Noutra lista, entre os que mais demandam, aparece a Caixa Econômica Federal que, no mesmo período, ajuizou 346.799 ações, ou seja 45,55 % dos 761.273 processos chegados ao STJ. Depois da União e da CEF vem o INSS. E a lista cresce com os bancos, Estados, Municípios.

Maior parte do tempo e dos esforços do Judiciário, como se depreende, é com entes estatais ou com grandes corporações. Quase não há espaços para as pequenas ou médias empresas e tampouco para os povo em geral.

A reforma constitucional ou infra-constitucional do Judiciário, portanto, não vai gerar efeitos especiais em favor do Brasil se nos limitarmos às fronteiras das formalidades legais. Precisamos investir na busca das vocações para a magistratura e para o ministério publico. Não basta ter talento, brilho, reputação ilibada e notável saber jurídico. É preciso ter vocação. E vocação é sacerdócio, é desprendimento, é espírito público.
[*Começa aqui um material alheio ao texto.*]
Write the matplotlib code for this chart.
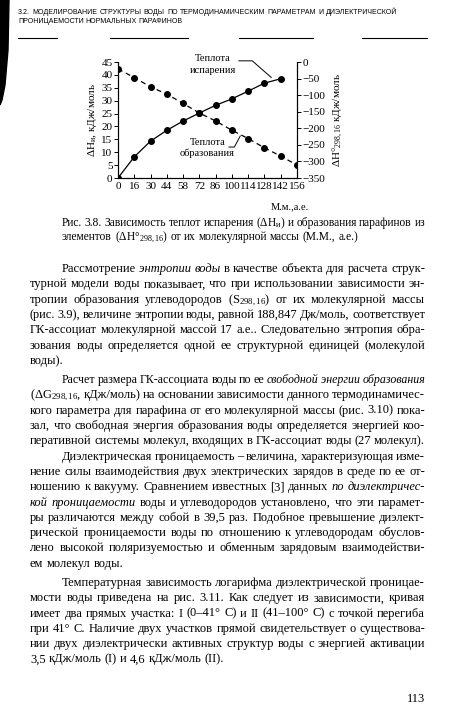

A sociedade não compreende mais o Juiz distante, quase alheio ao mundo circundante. Sendo um agente publico para o serviço da paz, o Juiz hoje precisa estar antenado com as ruas, envolvido com as realidades sociais. Não pode ficar à mercê apenas do que lhe dizem nos autos do processo.

Compreendendo, assim, é do seu dever refletir sobre as questões sociais, políticas e econômicas. Sendo o Estado composto por três Poderes e ele, Juiz, no caso, é parte de um deles, o Judiciário, é importante que entenda a natureza política da sua função.

Realizar a paz quer dizer buscar, antes, a conciliação, promover a mediação. Quantas demandas que se arrastam há décadas no Judiciário que não já estariam superadas através da mediação, de um acordo entre as partes, sob a homologação de um Juiz ? Quanto não se economizaria em tempo e em dinheiro se as partes da contenda fossem induzidas à realização de acordos que resultassem na desistência da via judicial?

Creio que é para esse rumo que vamos caminhar – para a estrada da conciliação, do acordo, da mediação. E assim todos resultarão vencedores. Vencerá o bom senso, a razão. Ganhará o País, vencerá a Justiça.

Para isso precisamos consolidar a segurança jurídica. Isto tem a ver com jurisprudência consolidada, imutável, decisões previsíveis. Tem a ver com garantia judicial para que se respeitem os contratos. Ninguém pode ser surpreendido com novas regras em meio a um contrato em vigor. Nenhuma clausula pode ser alterada nem mesmo pela lei se o contrato está em sua plena vigência.

Os capitais que andam soltos pelo mundo são atraídos pelas possibilidades de melhores rendimentos dos seus investimentos. Eles sondam o terreno, procuram se sentir seguros, estudam as regras do mercado, a estabilidade política do País, aferem a segurança jurídica. Convictos de tudo que precisam em sua proteção, aportam. Transmudam-se em ações, em investimentos. Mas logo vão embora ante alguma ruptura de alguma regra pactuada.

Se a morosidade judicial custa ao País o equivalente a 20% do PIB nacional, a insegurança jurídica tem um custo imprevisível. Dependendo das respostas do Judiciário às questões inerentes à economia, os capitais aumentam-se em aportes ou vão embora, disseminando mundo afora a informação negativa de que o Brasil ainda não é o melhor lugar para grandes investimentos.”